Dr. Holick: I see this all the time in my clinic. I see women as well as men coming in complaining of severe achiness in their bones and muscles. A complete work up, sometimes thousands of dollars are spent, to do all kinds of tests, not to find the cause, only to be seen by me, only to find that they’re vitamin D deficient. As I explained, it takes months, it takes years to become vitamin D deficient, and to have such problems with your bones and muscles, and it takes months at least if not up to a year of intensive vitamin D treatment and sunlight exposure in order to reverse that effect.
Adams: That’s an important bit of information: you’re saying months to years to reverse the deficiency?
Dr. Holick: Right, but what I also tell my patients is that they’ll begin to feel better after a month or two, but it’s not something that’s going to happen overnight. And I have one particular case of a woman who was hospitalized, totally immobile and was just complaining of global bone pain and muscle aches and weakness … she couldn’t even get out of bed! And her doctors didn’t know what to do with her. She basically was admitted to the hospital to die. And I happened to see her because I was on call for that weekend, and I instantly recognized it — she was African American, she was not outside at all. I was convinced based on my physical exam. Typically what I like to do is if you take your forefinger and press on the breastbone a little bit, if the patient winces in pain, it’s consistent with osteomalatia. And that’s exactly what she did. She was excruciatingly uncomfortable with minimum touching of her sternum. I was convinced that she had osteomalatia. And I told her, I want you out of the hospital. I’m giving you vitamin D, and I’m telling you to go out and be exposed to some sunlight, and you’re going to start feeling better in a month or two. Hopefully you’ll get in your wheelchair, and then eventually you’ll be able to walk within six months. And then sure enough, I just saw her in clinic this past Monday, and she now is up and walking around, using a walker. Really almost for the first time in half a dozen years.
Adams: Fascinating. How many other people are in nursing homes and hospitals right now suffering from nothing more complicated than this deficiency?
Dr. Holick: I saw another case in my clinic on Monday, which was absolutely shocking, which again shows how pervasive this concept is that the American Academy of Dermatology has provided to the media. I saw a 45 year old woman who brought in her 7 year old son, and her son had severe rickets. She’s Caucasian, as is her son and the father. And she was told, because she was older when she had her first pregnancy that she was at very high risk of having a potential problem, that she should never be exposed to any sunlight.
Dr. Holick: And so she followed her physician’s advice. And then she was told that when she gives birth, that she should solely breastfeed her infant, and that the infant should not receive any extra outside nutrition or supplements. And she followed the physician’s advice.
Adams: And passed on the vitamin D deficiency.
Dr. Holick: By this age, the child had severe bowing of the legs, and that’s severe rickets.
Adams: Fascinating.
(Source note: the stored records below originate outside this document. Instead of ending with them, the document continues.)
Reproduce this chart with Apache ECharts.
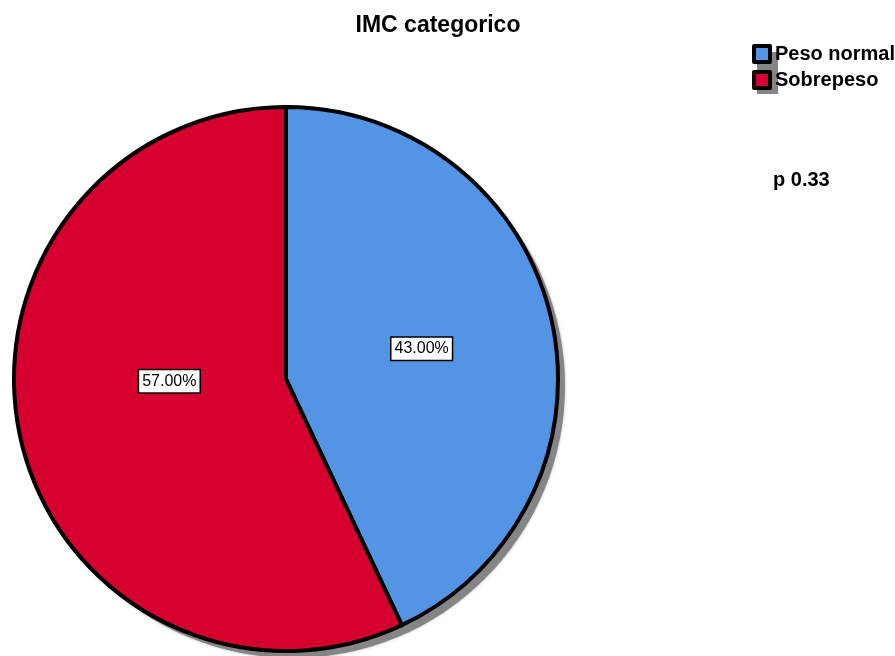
<!DOCTYPE html>
<html>
<head>
<meta charset="utf-8">
<script src="https://cdn.jsdelivr.net/npm/echarts@6/dist/echarts.min.js"></script>
<style>
  html, body { margin: 0; padding: 0; background: #fff; }
  #chart { width: 895px; height: 656px; }
</style>
</head>
<body>
<div id="chart"></div>
<script>
// Categories and shares (percent) for the BMI pie
const categories = ['Peso normal', 'Sobrepeso'];
const percentages = [43.00, 57.00];
const sliceColors = ['#5494E4', '#D6002F'];
const chartTitle = 'IMC categorico';
const pValueText = 'p 0.33';

const PIE_CENTER = [286, 379];
const PIE_RADIUS = 272;
const SHADOW_SHIFT = 7;
const SHADOW_COLOR = '#858585';

const chart = echarts.init(document.getElementById('chart'), null, { renderer: 'canvas' });

// nudge for the larger slice's value tag
const labelOffsets = [[0, 0], [19, -28]];

const data = categories.map((name, i) => ({
  name: name,
  value: percentages[i],
  itemStyle: { color: sliceColors[i] },
  label: { offset: labelOffsets[i] }
}));

const total = percentages.reduce((a, b) => a + b, 0);

chart.setOption({
  animation: false,
  backgroundColor: '#ffffff',
  title: {
    text: chartTitle,
    left: 433,
    top: 9,
    textAlign: 'center',
    textStyle: {
      fontFamily: 'Liberation Sans, Arial, sans-serif',
      fontSize: 23,
      fontWeight: 'bold',
      color: '#000'
    }
  },
  legend: {
    orient: 'vertical',
    left: 752,
    top: 44,
    padding: 0,
    icon: 'rect',
    itemWidth: 16,
    itemHeight: 16,
    itemGap: 6,
    selectedMode: false,
    data: categories,
    z: 5,
    itemStyle: {
      borderColor: '#000',
      borderWidth: 4
    },
    textStyle: {
      fontFamily: 'Liberation Sans, Arial, sans-serif',
      fontSize: 20,
      lineHeight: 16,
      fontWeight: 'bold',
      color: '#000'
    }
  },
  graphic: [
    {
      // drop shadow behind the legend swatches
      type: 'rect',
      z: 1,
      shape: { x: 757, y: 52, width: 21, height: 42 },
      style: { fill: SHADOW_COLOR }
    },
    {
      type: 'text',
      left: 773,
      top: 170,
      style: {
        text: pValueText,
        fontFamily: 'Liberation Sans, Arial, sans-serif',
        fontSize: 20,
        fontWeight: 'bold',
        fill: '#000'
      }
    }
  ],
  series: [
    {
      // drop shadow disc under the pie
      type: 'pie',
      silent: true,
      z: 1,
      center: [PIE_CENTER[0] + SHADOW_SHIFT, PIE_CENTER[1] + SHADOW_SHIFT],
      radius: PIE_RADIUS,
      data: [{ name: '', value: total }],
      itemStyle: { color: SHADOW_COLOR, shadowColor: 'rgba(130,130,130,0.6)', shadowBlur: 3 },
      label: { show: false },
      labelLine: { show: false },
      emphasis: { disabled: true },
      tooltip: { show: false }
    },
    {
      type: 'pie',
      z: 2,
      center: PIE_CENTER,
      radius: PIE_RADIUS,
      startAngle: 90,
      clockwise: true,
      data: data,
      itemStyle: {
        borderColor: '#000',
        borderWidth: 4
      },
      emphasis: { disabled: true },
      labelLine: { show: false },
      label: {
        show: true,
        position: 'inside',
        formatter: (p) => p.value.toFixed(2) + '%',
        fontFamily: 'Liberation Sans, Arial, sans-serif',
        fontSize: 16,
        color: '#000',
        backgroundColor: '#ffffff',
        borderColor: '#000',
        borderWidth: 1.5,
        padding: [3, 3, 3, 3]
      }
    }
  ]
});
</script>
</body>
</html>
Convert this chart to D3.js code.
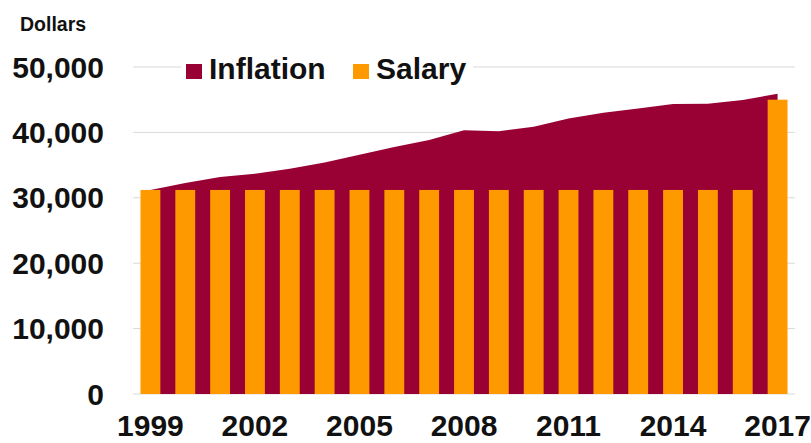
<!DOCTYPE html>
<html>
<head>
<meta charset="utf-8">
<script src="https://cdn.jsdelivr.net/npm/d3@7"></script>
<style>
  body { margin: 0; background: #fff; }
  svg { display: block; font-family: "Liberation Sans", Arial, sans-serif; font-weight: bold; }
</style>
</head>
<body>
<svg id="chart" width="811" height="443"></svg>
<script>
// data
const years = d3.range(1999, 2018);
const salary = [31200, 31200, 31200, 31200, 31200, 31200, 31200, 31200, 31200, 31200,
                31200, 31200, 31200, 31200, 31200, 31200, 31200, 31200, 45000];
const inflation = [31200, 32250, 33170, 33690, 34460, 35380, 36570, 37750, 38820, 40320,
                   40170, 40850, 42120, 43000, 43640, 44330, 44380, 44950, 45900];
const yTicks = [0, 10000, 20000, 30000, 40000, 50000];
const xLabels = [1999, 2002, 2005, 2008, 2011, 2014, 2017];

const maroon = "#990033";
const orange = "#ff9900";

drawChart();

function drawChart() {
    const svg = d3.select("#chart");
    const plot = { left: 133, right: 795, top: 67, bottom: 394 };

    const x = d3.scaleBand()
        .domain(years)
        .range([plot.left, plot.right])
        .paddingInner(0.43)
        .paddingOuter(0.215);

    const y = d3.scaleLinear()
        .domain([0, 50000])
        .range([plot.bottom, plot.top]);

    const cx = d => x(d) + x.bandwidth() / 2;

    // gridlines
    svg.append("g")
        .selectAll("line")
        .data(yTicks)
        .join("line")
        .attr("x1", plot.left)
        .attr("x2", plot.right)
        .attr("y1", d => y(d))
        .attr("y2", d => y(d))
        .attr("stroke", "#d9d9d9")
        .attr("stroke-width", 1);

    // y labels
    svg.append("g")
        .selectAll("text")
        .data(yTicks)
        .join("text")
        .attr("x", 104)
        .attr("y", d => y(d))
        .attr("dy", "0.35em")
        .attr("text-anchor", "end")
        .attr("font-size", 30)
        .attr("fill", "#111")
        .text(d => d3.format(",")(d));

    svg.append("text")
        .attr("x", 20)
        .attr("y", 31)
        .attr("font-size", 19.5)
        .attr("fill", "#111")
        .text("Dollars");

    // inflation area behind the bars
    const area = d3.area()
        .x((d, i) => cx(years[i]))
        .y0(y(0))
        .y1(d => y(d));

    svg.append("path")
        .datum(inflation)
        .attr("d", area)
        .attr("fill", maroon);

    // salary bars
    svg.append("g")
        .selectAll("rect")
        .data(salary)
        .join("rect")
        .attr("x", (d, i) => x(years[i]))
        .attr("width", x.bandwidth())
        .attr("y", d => y(d))
        .attr("height", d => y(0) - y(d))
        .attr("fill", orange);

    // x labels (kept just inside the bottom edge)
    svg.append("g")
        .selectAll("text")
        .data(xLabels)
        .join("text")
        .attr("x", d => cx(d))
        .attr("y", 436)
        .attr("text-anchor", "middle")
        .attr("font-size", 30)
        .attr("fill", "#111")
        .text(d => d);

    // legend
    const legend = svg.append("g");
    legend.append("rect")
        .attr("x", 181).attr("y", 54)
        .attr("width", 292).attr("height", 30)
        .attr("fill", "#fff");

    const items = [
        { name: "Inflation", color: maroon, x: 186 },
        { name: "Salary", color: orange, x: 353 }
    ];
    items.forEach(it => {
        legend.append("rect")
            .attr("x", it.x).attr("y", 64)
            .attr("width", 16).attr("height", 15)
            .attr("fill", it.color);
        legend.append("text")
            .attr("x", it.x + 23)
            .attr("y", 79)
            .attr("font-size", 30)
            .attr("fill", "#111")
            .text(it.name);
    });
}
</script>
</body>
</html>
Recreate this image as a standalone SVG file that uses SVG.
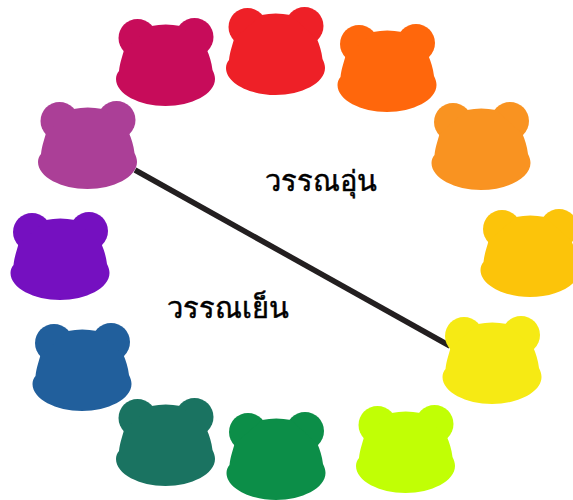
<svg xmlns="http://www.w3.org/2000/svg" width="573" height="500" viewBox="0 0 573 500">
<style>
text{font-family:"Noto Sans","DejaVu Sans","Liberation Sans",sans-serif;font-size:29px;fill:#000;stroke:#000;stroke-width:.5}
.conn{stroke:#231f20;stroke-width:5.5;fill:none}
</style>
<defs>
<g id="bear">
<circle cx="-28" cy="-68" r="19"/>
<circle cx="29" cy="-69" r="19"/>
<path d="M-41.5-56C-43-50-45.5-44-46.5-35C-48.5-33-49.5-30-49.5-27C-49.5-12-26 0 0 0C26 0 49.5-12 49.5-27C49.5-30 48.5-33 47-36C46-44 44-50 41.5-56L15-80Q0-83-14-80Z"/>
</g>
</defs>
<rect width="573" height="500" fill="#fff"/>
<g id="connectors"><line class="conn" x1="135" y1="170" x2="450" y2="346"/></g>
<g id="bear-crimson"><use href="#bear" x="165.5" y="106" fill="#c70c5a"/></g>
<g id="bear-red"><use href="#bear" x="275.5" y="95" fill="#ee2027"/></g>
<g id="bear-orange"><use href="#bear" x="387" y="112" fill="#ff670c"/></g>
<g id="bear-light-orange"><use href="#bear" x="481" y="190" fill="#f99321"/></g>
<g id="bear-amber"><use href="#bear" x="530" y="297" fill="#fcc40a"/></g>
<g id="bear-yellow"><use href="#bear" x="492" y="404" fill="#f6ea14"/></g>
<g id="bear-lime"><use href="#bear" x="405.5" y="493" fill="#c1ff05"/></g>
<g id="bear-green"><use href="#bear" x="276" y="500" fill="#0c8e48"/></g>
<g id="bear-teal"><use href="#bear" x="165.5" y="486" fill="#1a7361"/></g>
<g id="bear-blue"><use href="#bear" x="82" y="411" fill="#215f9c"/></g>
<g id="bear-violet"><use href="#bear" x="60" y="300" fill="#7510c0"/></g>
<g id="bear-purple"><use href="#bear" x="87.5" y="189" fill="#ab3f97"/></g>
<g id="label-warm"><text x="265" y="190.5">วรรณอุ่น</text></g>
<g id="label-cool"><text x="167" y="317.5">วรรณเย็น</text></g>
</svg>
And it seems like, well, what do you estimate — how many people are in nursing homes and hospitals right now with this condition, and those buildings are typically windowless…
Dr. Holick: Doesn’t matter actually, because vitamin D rays are absorbed by the glass, so even if you’re exposed to sunlight through glass, you can’t make any vitamin D.
Adams: And that’s all glass?
Dr. Holick: All glass. And so if you’re driving in the car all the time, it’s not going to do you any good. But the bottom line is this — a study was done in Mass General Hospital. They found over 50% of inpatients – these are young adults, and middle aged, and older adults – were vitamin D deficient. Typically, on average, probably 50-80% of nursing home residents, 50-60% of inpatient hospital patients, and on average I would estimate, 40% of the population in the United States at large, if they’re not getting some sensible sun exposure, are probably deficient in vitamin D.
**We strongly recommend against the use of tanning beds due to the increase expose to harmful UV rays they emit.